Ask HN: sendmail vs mailto: links for viral content sharing? - tconfrey

I have a widget that has share-on-digg and email-to-your-friends type functionality. I've implemented the emailing in what seems to be the standard fashion - a minimal dialog allowing entry of the to/from details, with the email then being sent using sendmail from my server. However there seem to be lots of issues with scalable email sending - host throttling, getting caught in spam filters etc. I'm wondering why I shouldn't change to using a browser mailto: link. I can still fill in the needed email content but the sending is then done from the users local machine and email mechanism.<p>Having each user do their own sending seems like a more scalable and robust solution to me. But it doesn't seem to be standard practice with similar apps. Any thoughts on why? Are there a significant percentage of folks who don't have an email client set up correctly for mailto: to work?
======
qhoxie
_Having each user do their own sending seems like a more scalable and robust
solution to me.

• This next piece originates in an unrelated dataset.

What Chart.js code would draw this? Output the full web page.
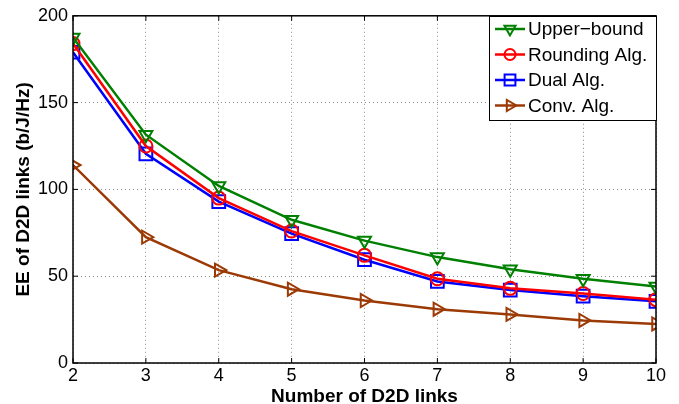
<!DOCTYPE html>
<html>
<head>
<meta charset="utf-8">
<script src="https://cdn.jsdelivr.net/npm/chart.js@4/dist/chart.umd.min.js"></script>
<style>
html,body{margin:0;padding:0;background:#fff;}
#wrap{width:679px;height:404px;position:relative;}
</style>
</head>
<body>
<div id="wrap"><canvas id="c" width="679" height="404"></canvas></div>
<script>
const links = [2, 3, 4, 5, 6, 7, 8, 9, 10];
const upperBound = [187.5, 131.5, 102, 82.5, 70.5, 61, 54, 48.5, 44];
const roundingAlg = [184, 125, 95, 76, 62, 48.5, 43, 40, 36.5];
const dualAlg = [179, 120.5, 93, 74.5, 59.5, 47, 42, 38.5, 35.5];
const convAlg = [114, 72.5, 53.5, 42.5, 36, 31, 28, 24.5, 22.5];
const seriesNames = ['Upper\u2212bound', 'Rounding Alg.', 'Dual Alg.', 'Conv. Alg.'];
const yTicks = [0, 50, 100, 150, 200];
const xLabel = 'Number of D2D links';
const yLabel = 'EE of D2D links (b/J/Hz)';

const FONT = "'Liberation Sans', Arial, Helvetica, sans-serif";

function pts(arr){ return links.map((x,i)=>({x:x, y:arr[i]})); }

function ds(label, arr, color, style, rot, r){
  return {
    label: label, data: pts(arr), borderColor: color, backgroundColor: 'rgba(0,0,0,0)',
    borderWidth: 2.5, pointStyle: style, pointRotation: rot, pointRadius: r,
    pointBorderWidth: 2, pointBorderColor: color, pointBackgroundColor: 'rgba(0,0,0,0)',
    tension: 0, fill: false
  };
}

const framePlugin = {
  id: 'frame',
  afterDraw(chart){
    const ctx = chart.ctx, a = chart.chartArea;
    const xs = chart.scales.x, ys = chart.scales.y;
    ctx.save();
    ctx.strokeStyle = '#000';
    ctx.lineWidth = 1.5;
    ctx.strokeRect(a.left, a.top, a.right - a.left, a.bottom - a.top);
    ctx.lineWidth = 1;
    const tl = 5;
    links.forEach(v => {
      const px = xs.getPixelForValue(v);
      ctx.beginPath();
      ctx.moveTo(px, a.bottom); ctx.lineTo(px, a.bottom - tl);
      ctx.moveTo(px, a.top); ctx.lineTo(px, a.top + tl);
      ctx.stroke();
    });
    yTicks.forEach(v => {
      const py = ys.getPixelForValue(v);
      ctx.beginPath();
      ctx.moveTo(a.left, py); ctx.lineTo(a.left + tl, py);
      ctx.moveTo(a.right, py); ctx.lineTo(a.right - tl, py);
      ctx.stroke();
    });
    // legend box
    const bx = 489, by = 16, bw = 167, bh = 104;
    ctx.fillStyle = '#fff';
    ctx.fillRect(bx, by, bw, bh);
    ctx.strokeStyle = '#000';
    ctx.lineWidth = 1;
    ctx.strokeRect(bx + 0.5, by + 0.5, bw, bh);
    ctx.font = '19px ' + FONT;
    ctx.textBaseline = 'middle';
    ctx.textAlign = 'left';
    chart.data.datasets.forEach((d, i) => {
      const cy = by + 13 + i * 25.5;
      ctx.strokeStyle = d.borderColor;
      ctx.lineWidth = 2.5;
      ctx.beginPath();
      ctx.moveTo(bx + 6, cy); ctx.lineTo(bx + 36, cy);
      ctx.stroke();
      ctx.lineWidth = 2;
      ctx.fillStyle = 'rgba(0,0,0,0)';
      Chart.helpers.drawPoint(ctx, {pointStyle: d.pointStyle, rotation: d.pointRotation, radius: d.pointRadius * 0.85, borderWidth: 2}, bx + 21, cy);
      ctx.fillStyle = '#000';
      ctx.fillText(d.label, bx + 39, cy + 1);
    });
    ctx.restore();
  }
};

new Chart(document.getElementById('c'), {
  type: 'line',
  data: {
    datasets: [
      ds(seriesNames[0], upperBound, '#008000', 'triangle', 180, 7.5),
      ds(seriesNames[1], roundingAlg, '#ff0000', 'circle', 0, 6.5),
      ds(seriesNames[2], dualAlg, '#0000ff', 'rect', 0, 9),
      ds(seriesNames[3], convAlg, '#9c3a06', 'triangle', 90, 7.5)
    ]
  },
  options: {
    responsive: false,
    animation: false,
    devicePixelRatio: 1,
    layout: { padding: { left: 0, right: 23, top: 15, bottom: 0 } },
    plugins: { legend: { display: false }, tooltip: { enabled: false } },
    scales: {
      x: {
        type: 'linear', min: 2, max: 10,
        afterFit(s){ s.height = 41; },
        afterBuildTicks(s){ s.ticks = links.map(v => ({value: v})); },
        ticks: { color: '#000', font: { family: FONT, size: 18 }, padding: 2, maxRotation: 0, autoSkip: false },
        grid: { color: 'rgba(0,0,0,0.45)', lineWidth: 1, drawTicks: false },
        border: { display: false, dash: [1, 3] },
        title: { display: true, text: xLabel, color: '#000', font: { family: FONT, size: 19, weight: 'bold', lineHeight: 1.2 }, padding: { top: 0, bottom: -4 } }
      },
      y: {
        type: 'linear', min: 0, max: 200,
        afterFit(s){ s.width = 73; },
        afterBuildTicks(s){ s.ticks = yTicks.map(v => ({value: v})); },
        ticks: { color: '#000', font: { family: FONT, size: 18 }, padding: 5 },
        grid: { color: 'rgba(0,0,0,0.45)', lineWidth: 1, drawTicks: false },
        border: { display: false, dash: [1, 3] },
        title: { display: true, text: yLabel, color: '#000', font: { family: FONT, size: 19, weight: 'bold', lineHeight: 1.2 }, padding: { top: 12, bottom: 0 } }
      }
    }
  },
  plugins: [framePlugin]
});
</script>
</body>
</html>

But it doesn't seem to be standard practice with similar apps.
Any thoughts on why? Are there a significant percentage of folks who don't
have an email client set up correctly for mailto: to work?_

It might be more scalable, but it's (in my mind) not more robust. Most people
I know use webmail with no mailto setup.

The impact will really depend on your content and your audience. Is your
audience savvy enough to _Copy Email Address_ if they don't have a mail client
setup? Is your content worth their trouble to do so?

------
mooism2
Most people who use webmail won't be able to use mailto: links. (Yes, I have
set up my Firefox install to use Gmail for mailto: urls, but I'd been using
Firefox a while before I discovered this was possible.)

Also, people using it from work might not want it using their work e-mail
address and going through their work's mail server.